[Records with drawing code]
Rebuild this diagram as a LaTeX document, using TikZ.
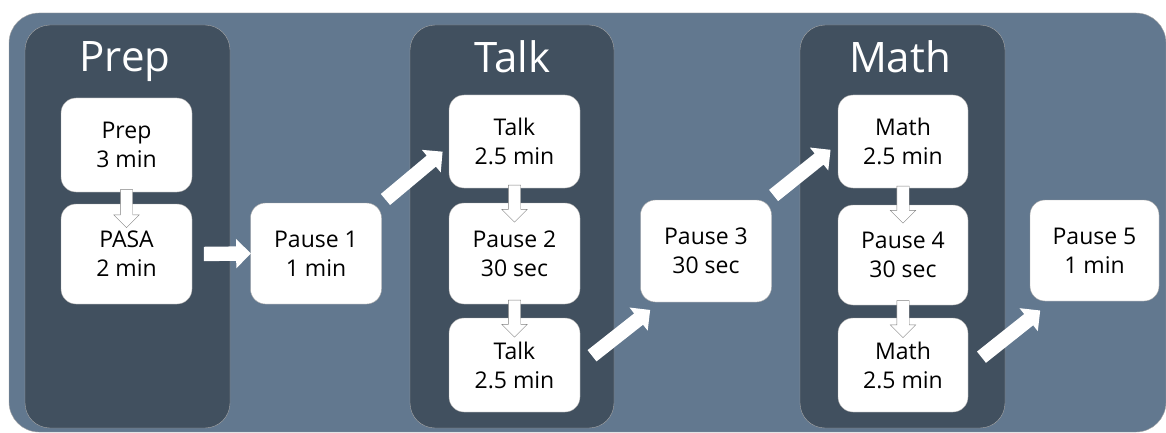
\documentclass[tikz,border=0pt]{standalone}
\usepackage{fontspec}
\setmainfont{Open Sans}
\usetikzlibrary{shapes.arrows,calc}
\definecolor{outerblue}{HTML}{62788F}
\definecolor{panelblue}{HTML}{41505F}
\begin{document}
\begin{tikzpicture}[x=1pt,y=-1pt,
	panel/.style={draw=gray!70,fill=panelblue,rounded corners=25pt},
	stepbox/.style={draw=gray!70,fill=white,rounded corners=15pt,minimum width=131pt,align=center,inner sep=0pt,font=\fontsize{23}{29}\selectfont},
	title/.style={text=white,anchor=base,font=\fontsize{42}{50}\selectfont},
	bigarrow/.style={single arrow,fill=white,inner xsep=0pt,inner ysep=7pt,single arrow head extend=7.5pt,sloped},
	downarrow/.style={single arrow,draw=gray,fill=white,inner sep=6pt,single arrow head extend=6.5pt,shape border rotate=270,minimum height=37pt}]
	\path[use as bounding box] (0,0) rectangle (1166,433);
	\draw[draw=gray!70,fill=outerblue,rounded corners=30pt] (9,13) rectangle (1166,432);
	% the three stages
	\draw[panel] (25,25) rectangle (230,428);
	\draw[panel] (410,25) rectangle (614,428);
	\draw[panel] (800,25) rectangle (1005,428);
	\node[title] (preptitle) at (125,72) {Prep};
	\node[title] (talktitle) at (512.5,73) {Talk};
	\node[title] (mathtitle) at (900,73) {Math};
	% steps
	\node[stepbox,minimum height=94pt] (prep) at (126.5,145) {Prep\\3 min};
	\node[stepbox,minimum height=100pt] (pasa) at (126.5,254) {PASA\\2 min};
	\node[stepbox,minimum height=101pt] (pauseA) at (316,253.5) {Pause 1\\1 min};
	\node[stepbox,minimum height=93pt] (talkA) at (514.5,141.5) {Talk\\2.5 min};
	\node[stepbox,minimum height=101pt] (pauseB) at (514.5,253.5) {Pause 2\\30 sec};
	\node[stepbox,minimum height=94pt] (talkB) at (514.5,365) {Talk\\2.5 min};
	\node[stepbox,minimum height=102pt] (pauseC) at (706,251) {Pause 3\\30 sec};
	\node[stepbox,minimum height=93pt,minimum width=130pt] (mathA) at (903,141.5) {Math\\2.5 min};
	\node[stepbox,minimum height=100pt,minimum width=130pt] (pauseD) at (903,255) {Pause 4\\30 sec};
	\node[stepbox,minimum height=94pt,minimum width=130pt] (mathB) at (903,365) {Math\\2.5 min};
	\node[stepbox,minimum height=101pt,minimum width=129pt] (pauseE) at (1094.5,250.5) {Pause 5\\1 min};
	% arrows inside the stages
	\path ($(prep.south)+(0,-6)$) -- ($(pasa.north)+(0,21)$) node[midway,downarrow,minimum height=38pt]{};
	\path ($(talkA.south)+(0,-6)$) -- ($(pauseB.north)+(0,16)$) node[midway,downarrow]{};
	\path ($(pauseB.south)+(0,-7)$) -- ($(talkB.north)+(0,16)$) node[midway,downarrow]{};
	\path ($(mathA.south)+(0,-6)$) -- ($(pauseD.north)+(0,16)$) node[midway,downarrow]{};
	\path ($(pauseD.south)+(0,-7)$) -- ($(mathB.north)+(0,16)$) node[midway,downarrow]{};
	% arrows between the stages
	\path ($(pasa.east)+(8,0)$) -- ($(pauseA.west)+(-3,0)$) node[midway,bigarrow,minimum height=47pt]{};
	\path ($(pauseA.north east)+(1,-1)$) -- ($(talkA.west)+(-9,12.5)$) node[midway,bigarrow,minimum height=74.5pt]{};
	\path ($(talkB.east)+(9,-7)$) -- ($(pauseC.south west)+(7,10)$) node[midway,bigarrow,minimum height=74pt]{};
	\path ($(pauseC.north east)+(-1,-2)$) -- ($(mathA.west)+(-10,10.5)$) node[midway,bigarrow,minimum height=73pt]{};
	\path ($(mathB.east)+(11,-6)$) -- ($(pauseE.south west)+(7,12)$) node[midway,bigarrow,minimum height=75pt]{};
\end{tikzpicture}
\end{document}
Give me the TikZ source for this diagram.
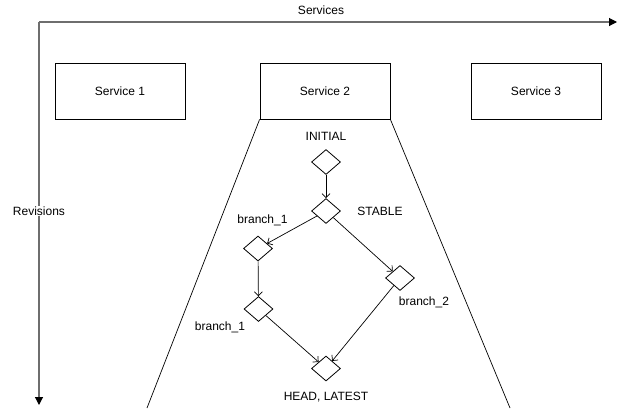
\documentclass[tikz,border=0pt]{standalone}
\usepackage{fontspec}
\setmainfont{Liberation Sans}
\usetikzlibrary{arrows.meta,shapes.geometric}
\definecolor{axisgray}{RGB}{110,110,110}
\begin{document}
\begin{tikzpicture}[x=1pt,y=-1pt,font=\fontsize{12}{14}\selectfont,
  svc/.style={draw,line width=0.8pt,minimum width=130pt,minimum height=56pt,inner sep=0pt},
  rev/.style={draw,shape=diamond,line width=0.8pt,minimum width=29pt,minimum height=25pt,inner sep=0pt},
  axis/.style={draw=axisgray,line width=1.1pt,-{Triangle[length=8pt,width=8pt,color=black]}},
  flow/.style={draw,line width=0.7pt,-{Straight Barb[length=4pt,width=8pt]}},
  lbl/.style={inner sep=1pt},
  side/.style={draw,line width=0.7pt}]
\useasboundingbox (0,0) rectangle (618,408);
% axes
\coordinate (o) at (39,22);
\coordinate (xe) at (617,22);
\coordinate (ye) at (39,405);
\draw[axis] (o) -- (xe);
\draw[axis] (o) -- (ye);
\node[lbl] (services) at (321,10) {Services};
\node[lbl,fill=white] (revisions) at (39,211) {Revisions};
% services
\node[svc] (s1) at (120,91) {Service 1};
\node[svc] (s2) at (325,91) {Service 2};
\node[svc] (s3) at (536,91) {Service 3};
% funnel
\coordinate (tl) at (147,408);
\coordinate (tr) at (510,408);
\draw[side] (s2.south west) -- (tl);
\draw[side] (s2.south east) -- (tr);
% revisions
\node[rev] (init) at (326,162) {};
\node[rev] (stable) at (326,211) {};
\node[rev] (b1a) at (258,248.5) {};
\node[rev] (b1b) at (258.5,309) {};
\node[rev] (b2) at (400,278) {};
\node[rev] (head) at (326,368.5) {};
% labels
\node[lbl] (linit) at (326,136) {INITIAL};
\node[lbl] (lstable) at (380,211) {STABLE};
\node[lbl] (lb1a) at (262.5,220) {branch\_1};
\node[lbl] (lb1b) at (220,327) {branch\_1};
\node[lbl] (lb2) at (424,302) {branch\_2};
\node[lbl] (lhead) at (326,397) {HEAD, LATEST};
% connectors
\draw[flow] (init) -- (stable);
\draw[flow] (stable) -- (b1a);
\draw[flow] (stable) -- (b2);
\draw[flow] (b1a) -- (b1b);
\draw[flow] (b1b) -- (head);
\draw[flow] (b2) -- (head);
\end{tikzpicture}
\end{document}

▶ WORK INSTRUCTIONS:
Write the records out once more, exactly as they appear, with no pictures.

▶ REPLY:
Rebuild this diagram as a LaTeX document, using TikZ.
\documentclass[tikz,border=0pt]{standalone}
\usepackage{fontspec}
\setmainfont{Open Sans}
\usetikzlibrary{shapes.arrows,calc}
\definecolor{outerblue}{HTML}{62788F}
\definecolor{panelblue}{HTML}{41505F}
\begin{document}
\begin{tikzpicture}[x=1pt,y=-1pt,
	panel/.style={draw=gray!70,fill=panelblue,rounded corners=25pt},
	stepbox/.style={draw=gray!70,fill=white,rounded corners=15pt,minimum width=131pt,align=center,inner sep=0pt,font=\fontsize{23}{29}\selectfont},
	title/.style={text=white,anchor=base,font=\fontsize{42}{50}\selectfont},
	bigarrow/.style={single arrow,fill=white,inner xsep=0pt,inner ysep=7pt,single arrow head extend=7.5pt,sloped},
	downarrow/.style={single arrow,draw=gray,fill=white,inner sep=6pt,single arrow head extend=6.5pt,shape border rotate=270,minimum height=37pt}]
	\path[use as bounding box] (0,0) rectangle (1166,433);
	\draw[draw=gray!70,fill=outerblue,rounded corners=30pt] (9,13) rectangle (1166,432);
	% the three stages
	\draw[panel] (25,25) rectangle (230,428);
	\draw[panel] (410,25) rectangle (614,428);
	\draw[panel] (800,25) rectangle (1005,428);
	\node[title] (preptitle) at (125,72) {Prep};
	\node[title] (talktitle) at (512.5,73) {Talk};
	\node[title] (mathtitle) at (900,73) {Math};
	% steps
	\node[stepbox,minimum height=94pt] (prep) at (126.5,145) {Prep\\3 min};
	\node[stepbox,minimum height=100pt] (pasa) at (126.5,254) {PASA\\2 min};
	\node[stepbox,minimum height=101pt] (pauseA) at (316,253.5) {Pause 1\\1 min};
	\node[stepbox,minimum height=93pt] (talkA) at (514.5,141.5) {Talk\\2.5 min};
	\node[stepbox,minimum height=101pt] (pauseB) at (514.5,253.5) {Pause 2\\30 sec};
	\node[stepbox,minimum height=94pt] (talkB) at (514.5,365) {Talk\\2.5 min};
	\node[stepbox,minimum height=102pt] (pauseC) at (706,251) {Pause 3\\30 sec};
	\node[stepbox,minimum height=93pt,minimum width=130pt] (mathA) at (903,141.5) {Math\\2.5 min};
	\node[stepbox,minimum height=100pt,minimum width=130pt] (pauseD) at (903,255) {Pause 4\\30 sec};
	\node[stepbox,minimum height=94pt,minimum width=130pt] (mathB) at (903,365) {Math\\2.5 min};
	\node[stepbox,minimum height=101pt,minimum width=129pt] (pauseE) at (1094.5,250.5) {Pause 5\\1 min};
	% arrows inside the stages
	\path ($(prep.south)+(0,-6)$) -- ($(pasa.north)+(0,21)$) node[midway,downarrow,minimum height=38pt]{};
	\path ($(talkA.south)+(0,-6)$) -- ($(pauseB.north)+(0,16)$) node[midway,downarrow]{};
	\path ($(pauseB.south)+(0,-7)$) -- ($(talkB.north)+(0,16)$) node[midway,downarrow]{};
	\path ($(mathA.south)+(0,-6)$) -- ($(pauseD.north)+(0,16)$) node[midway,downarrow]{};
	\path ($(pauseD.south)+(0,-7)$) -- ($(mathB.north)+(0,16)$) node[midway,downarrow]{};
	% arrows between the stages
	\path ($(pasa.east)+(8,0)$) -- ($(pauseA.west)+(-3,0)$) node[midway,bigarrow,minimum height=47pt]{};
	\path ($(pauseA.north east)+(1,-1)$) -- ($(talkA.west)+(-9,12.5)$) node[midway,bigarrow,minimum height=74.5pt]{};
	\path ($(talkB.east)+(9,-7)$) -- ($(pauseC.south west)+(7,10)$) node[midway,bigarrow,minimum height=74pt]{};
	\path ($(pauseC.north east)+(-1,-2)$) -- ($(mathA.west)+(-10,10.5)$) node[midway,bigarrow,minimum height=73pt]{};
	\path ($(mathB.east)+(11,-6)$) -- ($(pauseE.south west)+(7,12)$) node[midway,bigarrow,minimum height=75pt]{};
\end{tikzpicture}
\end{document}
Give me the TikZ source for this diagram.
\documentclass[tikz,border=0pt]{standalone}
\usepackage{fontspec}
\setmainfont{Liberation Sans}
\usetikzlibrary{arrows.meta,shapes.geometric}
\definecolor{axisgray}{RGB}{110,110,110}
\begin{document}
\begin{tikzpicture}[x=1pt,y=-1pt,font=\fontsize{12}{14}\selectfont,
  svc/.style={draw,line width=0.8pt,minimum width=130pt,minimum height=56pt,inner sep=0pt},
  rev/.style={draw,shape=diamond,line width=0.8pt,minimum width=29pt,minimum height=25pt,inner sep=0pt},
  axis/.style={draw=axisgray,line width=1.1pt,-{Triangle[length=8pt,width=8pt,color=black]}},
  flow/.style={draw,line width=0.7pt,-{Straight Barb[length=4pt,width=8pt]}},
  lbl/.style={inner sep=1pt},
  side/.style={draw,line width=0.7pt}]
\useasboundingbox (0,0) rectangle (618,408);
% axes
\coordinate (o) at (39,22);
\coordinate (xe) at (617,22);
\coordinate (ye) at (39,405);
\draw[axis] (o) -- (xe);
\draw[axis] (o) -- (ye);
\node[lbl] (services) at (321,10) {Services};
\node[lbl,fill=white] (revisions) at (39,211) {Revisions};
% services
\node[svc] (s1) at (120,91) {Service 1};
\node[svc] (s2) at (325,91) {Service 2};
\node[svc] (s3) at (536,91) {Service 3};
% funnel
\coordinate (tl) at (147,408);
\coordinate (tr) at (510,408);
\draw[side] (s2.south west) -- (tl);
\draw[side] (s2.south east) -- (tr);
% revisions
\node[rev] (init) at (326,162) {};
\node[rev] (stable) at (326,211) {};
\node[rev] (b1a) at (258,248.5) {};
\node[rev] (b1b) at (258.5,309) {};
\node[rev] (b2) at (400,278) {};
\node[rev] (head) at (326,368.5) {};
% labels
\node[lbl] (linit) at (326,136) {INITIAL};
\node[lbl] (lstable) at (380,211) {STABLE};
\node[lbl] (lb1a) at (262.5,220) {branch\_1};
\node[lbl] (lb1b) at (220,327) {branch\_1};
\node[lbl] (lb2) at (424,302) {branch\_2};
\node[lbl] (lhead) at (326,397) {HEAD, LATEST};
% connectors
\draw[flow] (init) -- (stable);
\draw[flow] (stable) -- (b1a);
\draw[flow] (stable) -- (b2);
\draw[flow] (b1a) -- (b1b);
\draw[flow] (b1b) -- (head);
\draw[flow] (b2) -- (head);
\end{tikzpicture}
\end{document}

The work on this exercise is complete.